With $2 billion in annual sales, The Scoular Company is one of the largest private companies in the United States. Based in Overland Park, Kansas, Scoular is involved in the grain business in a wide variety of ways. It stores and transports grain, and also provides producers with marketing and risk management services. In addition, Scoular serves end-users who process grains in either manufacturing or feeding operations by acting as a procurement broker. Scoular's Flourmill Markets Division supplies cereal grains to flour millers of all sizes. The company's Industrial Markets Division is engaged in the marketing of processed ingredients to the food and feed industries, both in the United States and internationally. The company also offers dairy marketing services and operates subsidiaries in Canada and Mexico.

Origins Dating to the 1890s

The Scoular Company was founded in Superior, Nebraska, in 1892 as the George Scoular Grain and Lumber Company by Scottish immigrant George Scoular. Superior, named for the excellent farmland, was platted in 1875 and incorporated in 1879, but was located so far from rail service it had a difficult time growing until one of the town's key boosters, William Loudon, convinced the Burlington Railroad, after much pleading, that it was in the road's best interest to build an east-west connection through Superior in 1880. Over the next 20 years, three other railroads would intersect Superior, making it a significant regional hub for farmers and the largest town in Nebraska's Nuckolls County. In the early years Scoular's business mostly consisted of hauling goods by horse-drawn wagons between railroad depots.

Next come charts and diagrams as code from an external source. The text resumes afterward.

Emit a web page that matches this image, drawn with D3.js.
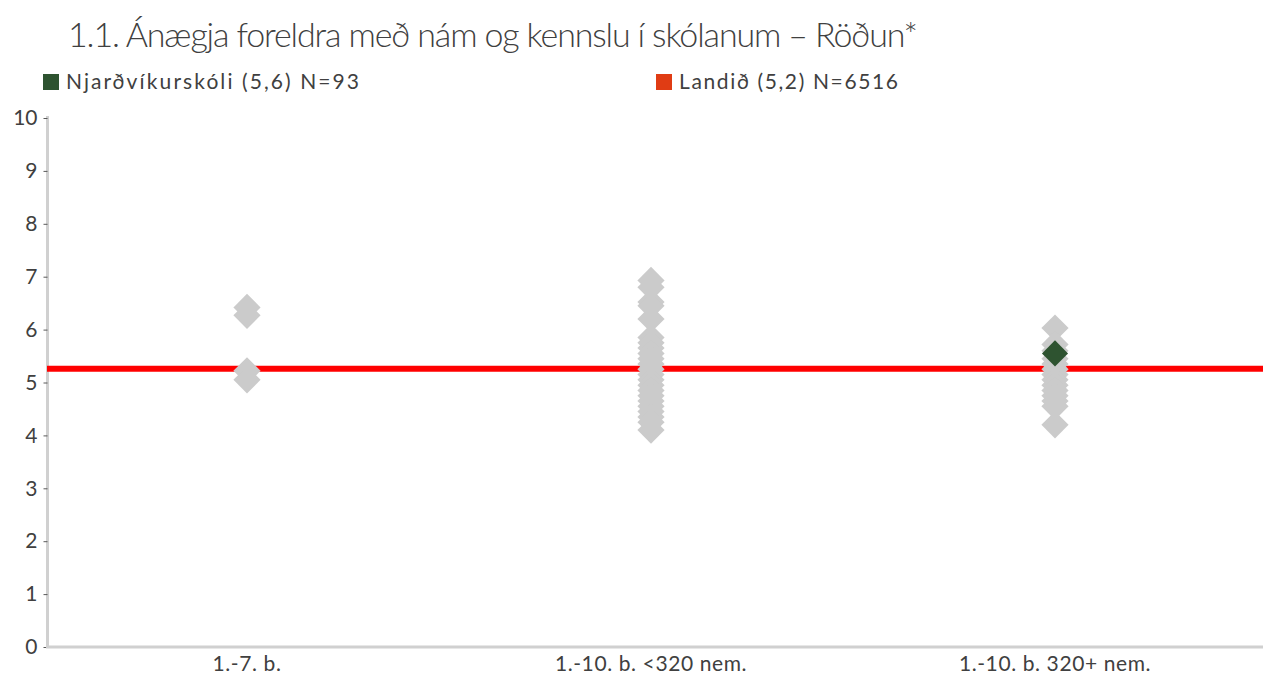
<!DOCTYPE html>
<html><head><meta charset="utf-8">
<script src="https://cdn.jsdelivr.net/npm/d3@7"></script>
<style>body{margin:0;background:#fff}svg{display:block}text{font-family:Lato,"Open Sans",sans-serif}</style>
</head><body>
<script>
const titleText = "1.1. Ánægja foreldra með nám og kennslu í skólanum – Röðun*";
const categories = ["1.-7. b.", "1.-10. b. <320 nem.", "1.-10. b. 320+ nem."];
const legendLabels = ["Njarðvíkurskóli (5,6) N=93", "Landið (5,2) N=6516"];
const yTicks = [0,1,2,3,4,5,6,7,8,9,10];
const group1 = [6.42, 6.27, 5.22, 5.05];
const group2 = [6.93, 6.8, 6.52, 6.45, 6.2, 5.85, 5.75, 5.65, 5.55, 5.45, 5.35, 5.25, 5.15, 5.05, 4.95, 4.85, 4.75, 4.65, 4.55, 4.45, 4.35, 4.25, 4.1];
const group3 = [6.03, 5.72, 5.6, 5.45, 5.35, 5.25, 5.15, 5.05, 4.95, 4.85, 4.75, 4.65, 4.55, 4.2];
const schoolCategory = "1.-10. b. 320+ nem.";
const schoolValue = 5.55;
const nationalValue = 5.26;

const W = 1272, H = 679;
const svg = d3.select("body").append("svg").attr("width", W).attr("height", H);
const y = d3.scaleLinear().domain([0, 10]).range([647, 118]);
const x = d3.scaleBand().domain(categories).range([45, 1257]);

// title
svg.append("text").attr("x", 68).attr("y", 47).attr("font-size", 34).attr("font-weight", 300)
  .attr("fill", "#404040").attr("textLength", 850).attr("lengthAdjust", "spacing").text(titleText);

// legend
const legendColors = ["#2E5330", "#E03C14"];
const legendX = [43, 656];
const legendW = [296, 222];
legendLabels.forEach((l, i) => {
  svg.append("rect").attr("x", legendX[i]).attr("y", 74).attr("width", 16).attr("height", 16).attr("fill", legendColors[i]);
  svg.append("text").attr("x", legendX[i] + 23).attr("y", 89).attr("font-size", 21).attr("fill", "#404040")
    .attr("textLength", legendW[i] - 3).attr("lengthAdjust", "spacing").text(l);
});

// y axis
const ya = svg.append("g").attr("transform", "translate(47.5,0)")
  .call(d3.axisLeft(y).tickValues(yTicks).tickSize(4).tickPadding(6).tickFormat(d3.format("d")));
ya.select(".domain").attr("stroke", "#D0D0D0").attr("stroke-width", 3).attr("d", `M0,${y(10)-2}V${y(0)}`);
ya.selectAll(".tick line").attr("stroke", "#595959");
ya.selectAll(".tick text").attr("font-size", 21).attr("fill", "#404040").attr("font-family", "Lato, sans-serif");

// x axis
const xa = svg.append("g").attr("transform", `translate(0,${y(0)})`)
  .call(d3.axisBottom(x).tickSize(0).tickPadding(6));
xa.select(".domain").remove();
xa.selectAll(".tick text").attr("font-size", 21).attr("fill", "#404040").attr("font-family", "Lato, sans-serif").attr("dy", "0.85em")
  .attr("letter-spacing", 0.6);
svg.append("line").attr("x1", 46).attr("x2", 1263).attr("y1", y(0)).attr("y2", y(0))
  .attr("stroke", "#D0D0D0").attr("stroke-width", 3);

// national line (drawn beneath the points)
svg.append("line").attr("x1", 47).attr("x2", 1263).attr("y1", y(nationalValue)).attr("y2", y(nationalValue))
  .attr("stroke", "#FF0000").attr("stroke-width", 6);

// gray points
const groups = [group1, group2, group3];
const pts = [];
groups.forEach((g, i) => g.forEach(v => pts.push({c: categories[i], v})));
const graySym = d3.symbol(d3.symbolSquare, 370)();
svg.append("g").selectAll("path").data(pts).join("path")
  .attr("d", graySym)
  .attr("transform", d => `translate(${x(d.c) + x.bandwidth()/2},${y(d.v)}) rotate(45)`)
  .attr("fill", "#CBCBCB");

// school point
svg.append("path").attr("d", d3.symbol(d3.symbolSquare, 340)())
  .attr("transform", `translate(${x(schoolCategory) + x.bandwidth()/2},${y(schoolValue)}) rotate(45)`)
  .attr("fill", "#2E5330");
</script>
</body></html>
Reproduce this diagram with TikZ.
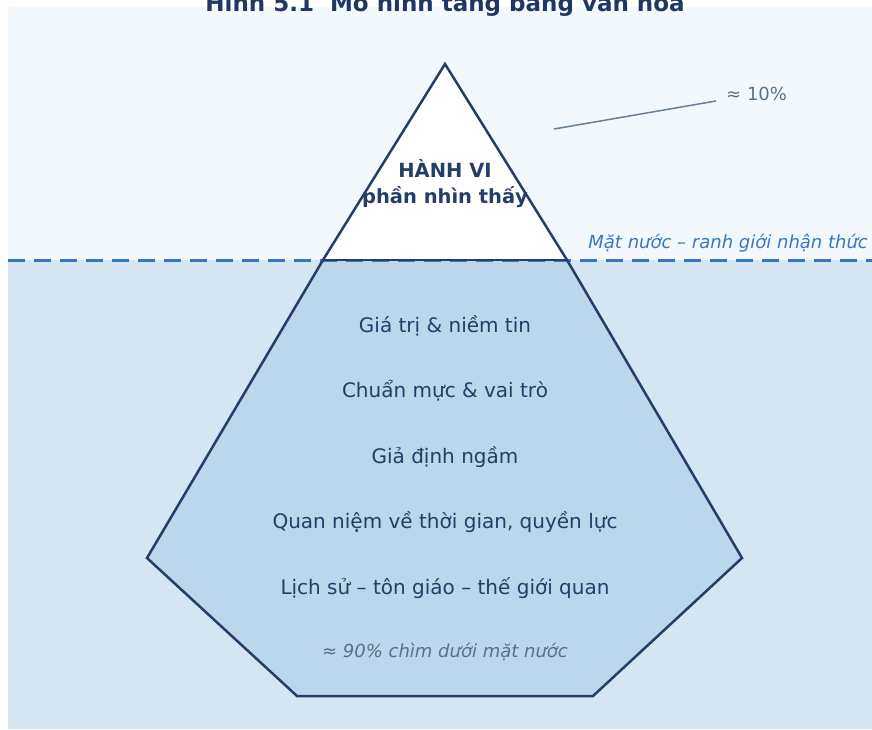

In 1898 Scoular took a partner named Dennis Bishop and the company changed its name to Scoular and Bishop Lumber and Grain. It was Bishop who several years later established grain commission operations in Omaha and Kansas City. As the lumber business lost prominence, the company became known as Scoular-Bishop Grain Company. George Scoular died in 1930, and then in 1954 his widow and her two sons bought out the Bishop family, although the Bishop name was retained. George Scoular's son Bob Scoular, who had been working for the company since the 1920s, took over as chairman.

By 1967, however, Bob Scoular came to the conclusion that the business was sorely lacking in youthful energy and needed to expand in order to survive. It was just a 25-person operation at the time, composed of three elevators in Superior, in Lovewell, Kansas, and in Council Bluffs, Iowa, and merchandising offices in Omaha and Kansas City. Scoular sold the company to a group of grain industry executives led by Marshall E. Faith, who had managerial experience at Pillsbury and Bartlett. Faith headed Scoular and assembled an executive team that would transform the little company into a powerhouse a generation later. Vice-President Jim Clinton was a key lieutenant, as was Neal E. Harlan, whom they recruited to join Scoular in 1969. Harlan had been in the grain business since starting his career with West Central Cooperative in 1956. Harlan became president and chief operating officer in 1983 and played an important role in Scoular's growth.

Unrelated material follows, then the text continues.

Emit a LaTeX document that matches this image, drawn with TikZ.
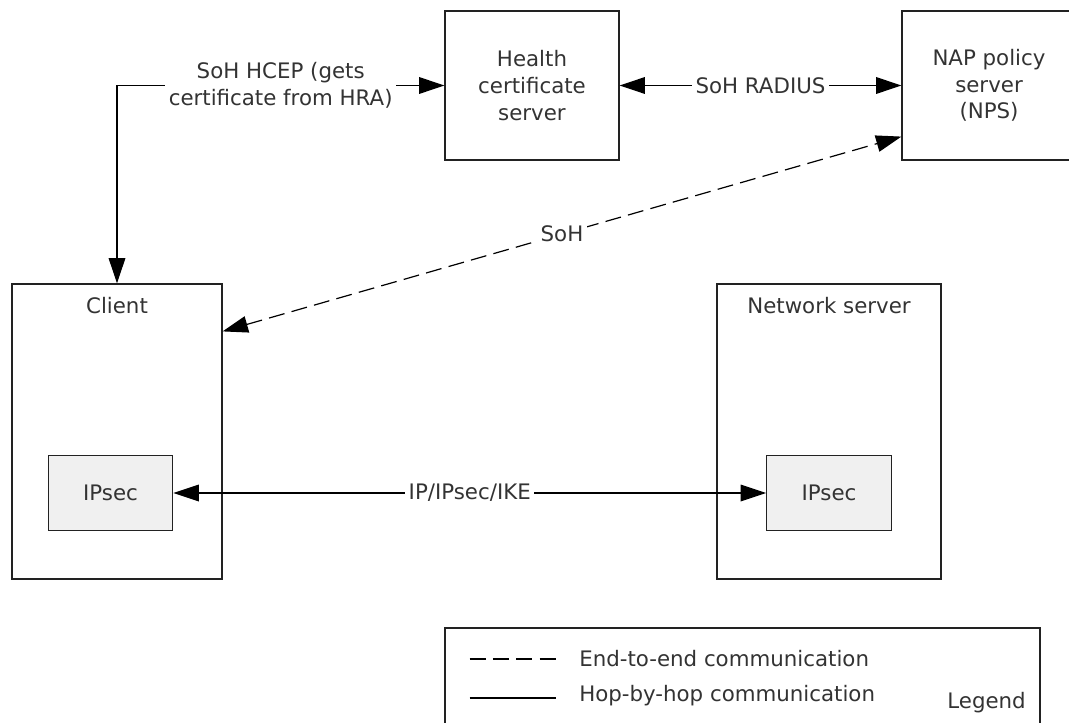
\documentclass[tikz,border=0pt]{standalone}
\usepackage{fontspec}
\setmainfont{DejaVu Sans}
\usetikzlibrary{arrows.meta}
\usetikzlibrary{calc}
\definecolor{txtgray}{RGB}{51,51,51}
\definecolor{linegray}{RGB}{34,34,34}
\definecolor{ipsecfill}{RGB}{240,240,240}

\begin{document}
\begin{tikzpicture}[x=0.75pt,y=-0.75pt,
		every node/.style={font=\fontsize{16}{20}\selectfont, text=txtgray},
		box/.style={draw=linegray, line width=0.9pt, inner sep=0pt, align=center},
		hop/.style={draw=black, line width=0.9pt, {Triangle[length=19pt,width=12.5pt]}-{Triangle[length=19pt,width=12.5pt]}},
		e2e/.style={hop, dash pattern=on 12pt off 5.5pt},
		lbl/.style={fill=white, inner sep=2.5pt, align=center}]
		\useasboundingbox (0,0) rectangle (1069,723);
		
		\node[box, minimum width=130.5pt, minimum height=111.75pt] (hcs) at (532,85.5) {Health\\certificate\\server};
		\node[box, minimum width=130.5pt, minimum height=111.75pt] (nps) at (989,85.5) {NAP policy\\server\\(NPS)};
		
		\node[box, minimum width=157.5pt, minimum height=221.25pt] (client) at (117,431.5) {};
		\node (clientname) at (117,306) {Client};
		\node[box, minimum width=168pt, minimum height=221.25pt] (netsrv) at (829,431.5) {};
		\node (netsrvname) at (829,306) {Network server};
		
		\node[box, fill=ipsecfill, minimum width=93.5pt, minimum height=56.25pt] (ipsecC) at (110.5,493) {IPsec};
		\node[box, fill=ipsecfill, minimum width=93.5pt, minimum height=56.25pt] (ipsecN) at (829,493) {IPsec};
		
		\draw[hop] (hcs.west) -| node[lbl, pos=0.25] {SoH HCEP (gets\\certificate from HRA)} (client.north);
		\draw[hop] (hcs.east) -- node[lbl] {SoH RADIUS} (nps.west);
		\draw[e2e] ($(client.north east)+(0,48)$) -- node[lbl] {SoH} ($(nps.south west)+(0,-24)$);
		\draw[hop] (ipsecC.east) -- node[lbl] {IP/IPsec/IKE} (ipsecN.west);
		
		% legend
		\draw[linegray, line width=0.9pt] (445,735) |- (1040,628) -- (1040,735);
		\coordinate (e2eA) at (469.5,659);
		\coordinate (e2eB) at (556,659);
		\coordinate (hopA) at (469.5,698);
		\coordinate (hopB) at (556,698);
		\draw[line width=0.9pt, dash pattern=on 12pt off 5.5pt] (e2eA) -- (e2eB);
		\draw[line width=0.9pt] (hopA) -- (hopB);
		\node[anchor=west, inner sep=0pt] (e2etext) at (579,659) {End-to-end communication};
		\node[anchor=west, inner sep=0pt] (hoptext) at (579,696) {Hop-by-hop communication};
		\node[anchor=east, inner sep=0pt] (legendname) at (1026,703) {Legend};
	\end{tikzpicture}
\end{document}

Soon after putting his team in place, Faith began looking to grow Scoular. The first moves were to acquire Omaha's Butler-Welsh Grain Company as well as the Omaha business of Texas-based Flour Mills of America. Scoular then focused on buying and leasing small local elevators, capable of holding 600,000 to 700,000 bushels of grain. Almost as important as the size of the elevators were the communities in which they were located. Scoular wanted to do business in towns that offered good schools and healthcare facilities. The overall goal was to create a network of locally run grain operations that were supported by the corporate parent. In this way, local identity was married to the power of a larger organization, which could bring to bear economies of scale in terms of merchandising expertise, information technology, and quantity shipping.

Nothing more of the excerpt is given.